◆ Problem to work on
Gather up every line from the entries below that uses the word "this".

◆ Input
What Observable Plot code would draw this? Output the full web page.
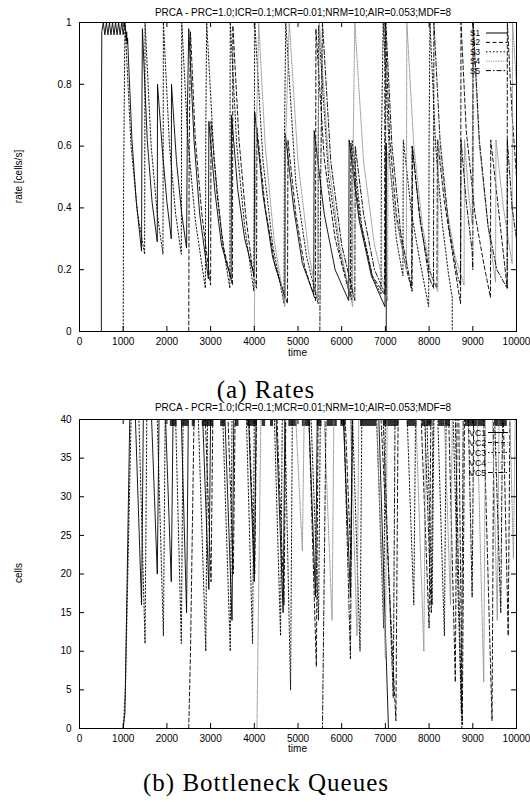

---

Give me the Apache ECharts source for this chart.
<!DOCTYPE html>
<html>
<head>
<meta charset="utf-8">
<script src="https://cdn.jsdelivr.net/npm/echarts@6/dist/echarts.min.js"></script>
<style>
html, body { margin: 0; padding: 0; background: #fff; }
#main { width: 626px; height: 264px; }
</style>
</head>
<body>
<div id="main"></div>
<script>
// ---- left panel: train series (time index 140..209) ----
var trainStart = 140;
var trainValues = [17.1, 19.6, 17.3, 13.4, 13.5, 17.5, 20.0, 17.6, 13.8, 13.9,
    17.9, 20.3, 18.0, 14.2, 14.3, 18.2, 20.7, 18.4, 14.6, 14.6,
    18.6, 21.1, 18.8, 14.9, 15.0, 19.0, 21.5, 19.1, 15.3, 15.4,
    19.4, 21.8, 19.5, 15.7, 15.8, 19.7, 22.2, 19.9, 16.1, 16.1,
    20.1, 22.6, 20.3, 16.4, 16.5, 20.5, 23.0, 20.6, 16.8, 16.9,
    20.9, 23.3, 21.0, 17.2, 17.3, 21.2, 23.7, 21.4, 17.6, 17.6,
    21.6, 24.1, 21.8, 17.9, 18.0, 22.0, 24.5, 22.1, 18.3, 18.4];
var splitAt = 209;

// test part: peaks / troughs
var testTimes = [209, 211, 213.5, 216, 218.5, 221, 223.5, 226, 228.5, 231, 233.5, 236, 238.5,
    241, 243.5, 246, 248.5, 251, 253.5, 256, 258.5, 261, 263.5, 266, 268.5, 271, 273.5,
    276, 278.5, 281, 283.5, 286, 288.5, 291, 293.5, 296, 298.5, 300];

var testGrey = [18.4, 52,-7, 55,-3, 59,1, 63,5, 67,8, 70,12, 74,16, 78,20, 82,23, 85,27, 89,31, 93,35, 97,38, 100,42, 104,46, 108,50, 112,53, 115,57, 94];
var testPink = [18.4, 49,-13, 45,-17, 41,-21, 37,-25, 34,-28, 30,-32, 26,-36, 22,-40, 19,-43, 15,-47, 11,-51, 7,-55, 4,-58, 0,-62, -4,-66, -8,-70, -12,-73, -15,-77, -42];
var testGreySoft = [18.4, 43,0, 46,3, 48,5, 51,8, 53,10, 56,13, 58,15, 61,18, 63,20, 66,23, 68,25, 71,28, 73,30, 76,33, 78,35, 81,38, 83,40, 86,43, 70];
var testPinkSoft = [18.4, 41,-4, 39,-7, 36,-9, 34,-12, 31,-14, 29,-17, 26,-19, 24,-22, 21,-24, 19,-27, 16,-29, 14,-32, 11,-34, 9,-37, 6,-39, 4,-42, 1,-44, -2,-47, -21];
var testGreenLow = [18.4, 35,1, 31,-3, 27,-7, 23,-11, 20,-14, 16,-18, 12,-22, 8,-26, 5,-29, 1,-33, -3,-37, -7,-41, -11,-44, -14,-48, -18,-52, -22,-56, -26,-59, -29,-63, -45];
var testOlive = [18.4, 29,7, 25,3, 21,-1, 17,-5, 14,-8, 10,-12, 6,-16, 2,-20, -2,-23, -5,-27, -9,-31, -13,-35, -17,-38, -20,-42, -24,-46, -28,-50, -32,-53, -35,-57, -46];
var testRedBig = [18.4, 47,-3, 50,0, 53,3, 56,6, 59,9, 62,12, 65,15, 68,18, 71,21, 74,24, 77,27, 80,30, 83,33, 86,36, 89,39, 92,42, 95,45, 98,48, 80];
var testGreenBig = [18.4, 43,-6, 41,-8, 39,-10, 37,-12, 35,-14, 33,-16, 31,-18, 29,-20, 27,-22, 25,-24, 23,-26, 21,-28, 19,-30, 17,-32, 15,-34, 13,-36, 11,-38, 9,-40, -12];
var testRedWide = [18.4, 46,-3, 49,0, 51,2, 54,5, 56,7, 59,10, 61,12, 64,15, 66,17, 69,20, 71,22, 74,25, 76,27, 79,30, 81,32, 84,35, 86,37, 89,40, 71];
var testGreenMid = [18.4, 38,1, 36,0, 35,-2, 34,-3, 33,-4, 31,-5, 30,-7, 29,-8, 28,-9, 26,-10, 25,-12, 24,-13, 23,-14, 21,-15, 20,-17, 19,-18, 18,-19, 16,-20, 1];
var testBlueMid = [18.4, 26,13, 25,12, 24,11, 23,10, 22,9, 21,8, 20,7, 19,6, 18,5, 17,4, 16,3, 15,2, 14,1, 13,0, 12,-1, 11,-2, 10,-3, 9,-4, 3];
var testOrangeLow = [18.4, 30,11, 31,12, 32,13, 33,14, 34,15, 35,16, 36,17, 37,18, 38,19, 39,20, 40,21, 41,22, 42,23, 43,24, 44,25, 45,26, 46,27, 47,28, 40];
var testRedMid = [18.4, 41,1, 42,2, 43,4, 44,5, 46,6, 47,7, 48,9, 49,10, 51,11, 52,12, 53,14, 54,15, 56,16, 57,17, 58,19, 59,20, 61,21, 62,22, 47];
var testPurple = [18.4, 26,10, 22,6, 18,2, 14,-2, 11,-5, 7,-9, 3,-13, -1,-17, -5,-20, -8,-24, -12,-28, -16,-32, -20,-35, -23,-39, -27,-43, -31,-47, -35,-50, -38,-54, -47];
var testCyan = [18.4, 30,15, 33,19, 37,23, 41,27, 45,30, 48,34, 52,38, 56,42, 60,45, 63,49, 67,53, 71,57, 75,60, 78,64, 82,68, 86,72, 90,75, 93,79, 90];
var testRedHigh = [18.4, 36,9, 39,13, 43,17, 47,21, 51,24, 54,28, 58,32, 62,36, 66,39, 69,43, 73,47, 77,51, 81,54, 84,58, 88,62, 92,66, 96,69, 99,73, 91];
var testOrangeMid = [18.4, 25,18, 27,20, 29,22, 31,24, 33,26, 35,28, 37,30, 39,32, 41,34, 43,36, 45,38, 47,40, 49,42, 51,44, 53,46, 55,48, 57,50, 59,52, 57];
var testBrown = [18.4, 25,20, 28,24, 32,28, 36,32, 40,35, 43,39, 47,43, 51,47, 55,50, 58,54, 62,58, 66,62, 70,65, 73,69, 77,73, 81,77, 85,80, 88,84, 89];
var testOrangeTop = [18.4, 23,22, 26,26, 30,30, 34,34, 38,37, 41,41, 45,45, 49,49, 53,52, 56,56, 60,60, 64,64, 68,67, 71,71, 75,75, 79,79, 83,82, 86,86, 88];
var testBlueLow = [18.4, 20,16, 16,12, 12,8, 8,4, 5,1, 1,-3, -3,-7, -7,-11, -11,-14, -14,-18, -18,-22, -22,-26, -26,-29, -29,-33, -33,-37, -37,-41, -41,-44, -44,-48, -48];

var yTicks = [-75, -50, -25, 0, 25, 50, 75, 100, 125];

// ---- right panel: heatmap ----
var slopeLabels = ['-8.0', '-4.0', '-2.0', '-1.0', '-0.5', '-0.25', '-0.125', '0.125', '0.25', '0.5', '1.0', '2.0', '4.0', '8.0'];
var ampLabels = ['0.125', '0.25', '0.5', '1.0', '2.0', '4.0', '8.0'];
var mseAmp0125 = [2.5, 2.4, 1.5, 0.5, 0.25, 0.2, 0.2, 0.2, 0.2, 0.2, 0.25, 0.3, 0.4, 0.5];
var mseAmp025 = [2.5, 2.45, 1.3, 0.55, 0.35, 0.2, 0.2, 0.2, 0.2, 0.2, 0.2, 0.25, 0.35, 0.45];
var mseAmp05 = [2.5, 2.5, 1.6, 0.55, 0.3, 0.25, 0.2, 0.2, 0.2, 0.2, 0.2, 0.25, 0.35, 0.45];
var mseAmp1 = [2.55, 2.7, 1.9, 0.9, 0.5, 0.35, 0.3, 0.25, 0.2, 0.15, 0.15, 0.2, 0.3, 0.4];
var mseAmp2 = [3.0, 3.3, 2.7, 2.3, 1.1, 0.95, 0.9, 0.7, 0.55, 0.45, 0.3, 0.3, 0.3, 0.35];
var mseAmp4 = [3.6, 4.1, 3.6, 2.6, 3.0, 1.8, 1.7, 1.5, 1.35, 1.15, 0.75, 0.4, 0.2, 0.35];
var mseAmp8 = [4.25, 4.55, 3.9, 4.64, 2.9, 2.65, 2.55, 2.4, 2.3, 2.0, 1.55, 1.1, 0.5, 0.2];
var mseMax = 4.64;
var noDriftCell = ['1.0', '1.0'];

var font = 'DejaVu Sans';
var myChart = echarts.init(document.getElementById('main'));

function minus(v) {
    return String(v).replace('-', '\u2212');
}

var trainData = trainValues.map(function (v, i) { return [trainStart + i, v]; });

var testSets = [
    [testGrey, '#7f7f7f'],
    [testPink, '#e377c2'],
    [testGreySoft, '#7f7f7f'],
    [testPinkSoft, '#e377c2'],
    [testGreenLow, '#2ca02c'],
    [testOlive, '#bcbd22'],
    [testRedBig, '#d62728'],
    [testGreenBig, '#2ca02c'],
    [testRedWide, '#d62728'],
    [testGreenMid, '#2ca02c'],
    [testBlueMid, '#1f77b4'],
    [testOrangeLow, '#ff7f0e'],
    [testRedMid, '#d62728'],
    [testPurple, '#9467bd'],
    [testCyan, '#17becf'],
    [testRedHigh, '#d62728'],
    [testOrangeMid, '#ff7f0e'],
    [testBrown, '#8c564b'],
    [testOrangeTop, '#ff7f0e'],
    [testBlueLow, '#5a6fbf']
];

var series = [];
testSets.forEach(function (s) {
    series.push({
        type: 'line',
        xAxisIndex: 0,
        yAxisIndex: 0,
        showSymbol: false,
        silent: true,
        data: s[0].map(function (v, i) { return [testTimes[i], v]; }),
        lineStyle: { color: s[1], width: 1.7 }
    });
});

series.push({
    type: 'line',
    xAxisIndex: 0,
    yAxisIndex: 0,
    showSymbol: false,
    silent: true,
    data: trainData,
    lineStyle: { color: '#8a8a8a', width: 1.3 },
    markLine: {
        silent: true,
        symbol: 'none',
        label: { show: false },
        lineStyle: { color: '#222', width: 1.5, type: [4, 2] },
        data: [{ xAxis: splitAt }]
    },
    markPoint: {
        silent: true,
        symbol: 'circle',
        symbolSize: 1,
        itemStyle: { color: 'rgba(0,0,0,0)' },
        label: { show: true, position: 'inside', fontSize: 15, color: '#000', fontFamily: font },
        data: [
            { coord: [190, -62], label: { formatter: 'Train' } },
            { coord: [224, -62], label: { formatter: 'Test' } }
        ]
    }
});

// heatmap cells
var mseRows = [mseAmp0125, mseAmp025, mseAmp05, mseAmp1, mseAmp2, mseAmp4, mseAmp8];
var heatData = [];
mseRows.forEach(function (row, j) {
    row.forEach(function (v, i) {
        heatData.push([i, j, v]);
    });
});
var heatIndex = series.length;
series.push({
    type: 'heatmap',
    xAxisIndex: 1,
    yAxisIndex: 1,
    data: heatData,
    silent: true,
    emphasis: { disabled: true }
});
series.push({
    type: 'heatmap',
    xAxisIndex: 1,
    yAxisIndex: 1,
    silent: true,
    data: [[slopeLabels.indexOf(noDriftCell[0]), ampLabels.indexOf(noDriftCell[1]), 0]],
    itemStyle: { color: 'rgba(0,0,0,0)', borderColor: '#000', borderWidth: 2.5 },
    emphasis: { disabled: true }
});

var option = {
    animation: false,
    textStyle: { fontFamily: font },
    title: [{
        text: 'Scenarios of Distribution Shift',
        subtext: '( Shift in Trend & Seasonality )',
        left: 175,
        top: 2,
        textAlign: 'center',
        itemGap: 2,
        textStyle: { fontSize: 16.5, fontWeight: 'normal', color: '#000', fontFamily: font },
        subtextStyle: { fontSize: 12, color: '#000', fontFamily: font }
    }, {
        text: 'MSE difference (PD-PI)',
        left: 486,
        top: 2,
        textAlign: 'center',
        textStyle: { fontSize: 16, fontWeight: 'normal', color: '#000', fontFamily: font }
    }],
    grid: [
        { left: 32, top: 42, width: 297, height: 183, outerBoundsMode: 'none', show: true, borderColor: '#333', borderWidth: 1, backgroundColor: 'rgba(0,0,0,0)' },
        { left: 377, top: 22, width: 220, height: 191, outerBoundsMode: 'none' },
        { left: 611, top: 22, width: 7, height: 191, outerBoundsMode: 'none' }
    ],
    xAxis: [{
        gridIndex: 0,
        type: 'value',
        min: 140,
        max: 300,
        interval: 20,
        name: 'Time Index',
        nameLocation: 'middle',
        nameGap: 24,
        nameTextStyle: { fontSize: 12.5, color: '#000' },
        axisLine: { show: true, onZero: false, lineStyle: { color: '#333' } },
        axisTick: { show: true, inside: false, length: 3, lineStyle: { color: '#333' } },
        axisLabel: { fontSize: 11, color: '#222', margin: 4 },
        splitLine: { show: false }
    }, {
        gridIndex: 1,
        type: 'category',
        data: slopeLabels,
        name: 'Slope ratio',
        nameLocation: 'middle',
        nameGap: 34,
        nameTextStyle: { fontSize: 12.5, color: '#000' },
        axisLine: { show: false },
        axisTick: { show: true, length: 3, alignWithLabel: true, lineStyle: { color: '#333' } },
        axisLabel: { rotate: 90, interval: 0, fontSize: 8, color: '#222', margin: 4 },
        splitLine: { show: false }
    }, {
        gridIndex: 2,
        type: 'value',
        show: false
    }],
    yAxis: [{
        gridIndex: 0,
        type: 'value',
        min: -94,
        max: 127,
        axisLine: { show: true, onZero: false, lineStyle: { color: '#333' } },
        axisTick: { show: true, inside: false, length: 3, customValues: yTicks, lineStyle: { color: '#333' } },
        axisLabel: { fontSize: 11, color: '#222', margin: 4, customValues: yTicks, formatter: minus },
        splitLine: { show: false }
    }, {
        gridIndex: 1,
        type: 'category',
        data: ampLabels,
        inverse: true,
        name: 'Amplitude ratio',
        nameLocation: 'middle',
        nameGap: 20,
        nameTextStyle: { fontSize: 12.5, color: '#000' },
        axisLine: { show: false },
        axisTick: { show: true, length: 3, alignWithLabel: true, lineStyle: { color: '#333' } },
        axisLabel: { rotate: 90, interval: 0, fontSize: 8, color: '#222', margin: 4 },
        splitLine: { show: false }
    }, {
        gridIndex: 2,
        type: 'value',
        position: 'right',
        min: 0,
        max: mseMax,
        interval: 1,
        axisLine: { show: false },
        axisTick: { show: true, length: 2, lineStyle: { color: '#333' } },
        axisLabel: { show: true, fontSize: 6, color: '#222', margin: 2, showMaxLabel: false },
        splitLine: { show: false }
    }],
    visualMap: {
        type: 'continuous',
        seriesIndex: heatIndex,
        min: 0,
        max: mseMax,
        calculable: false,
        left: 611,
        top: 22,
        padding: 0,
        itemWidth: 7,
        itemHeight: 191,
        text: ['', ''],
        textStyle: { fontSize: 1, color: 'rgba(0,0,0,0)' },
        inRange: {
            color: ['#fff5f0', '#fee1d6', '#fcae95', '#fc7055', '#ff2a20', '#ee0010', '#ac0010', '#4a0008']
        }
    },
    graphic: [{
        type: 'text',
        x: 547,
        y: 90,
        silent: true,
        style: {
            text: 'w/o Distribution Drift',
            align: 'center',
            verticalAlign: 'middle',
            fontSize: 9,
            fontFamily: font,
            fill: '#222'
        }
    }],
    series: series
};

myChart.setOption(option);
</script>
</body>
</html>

◆ Full solution
What Observable Plot code would draw this? Output the full web page.
Give me the Apache ECharts source for this chart.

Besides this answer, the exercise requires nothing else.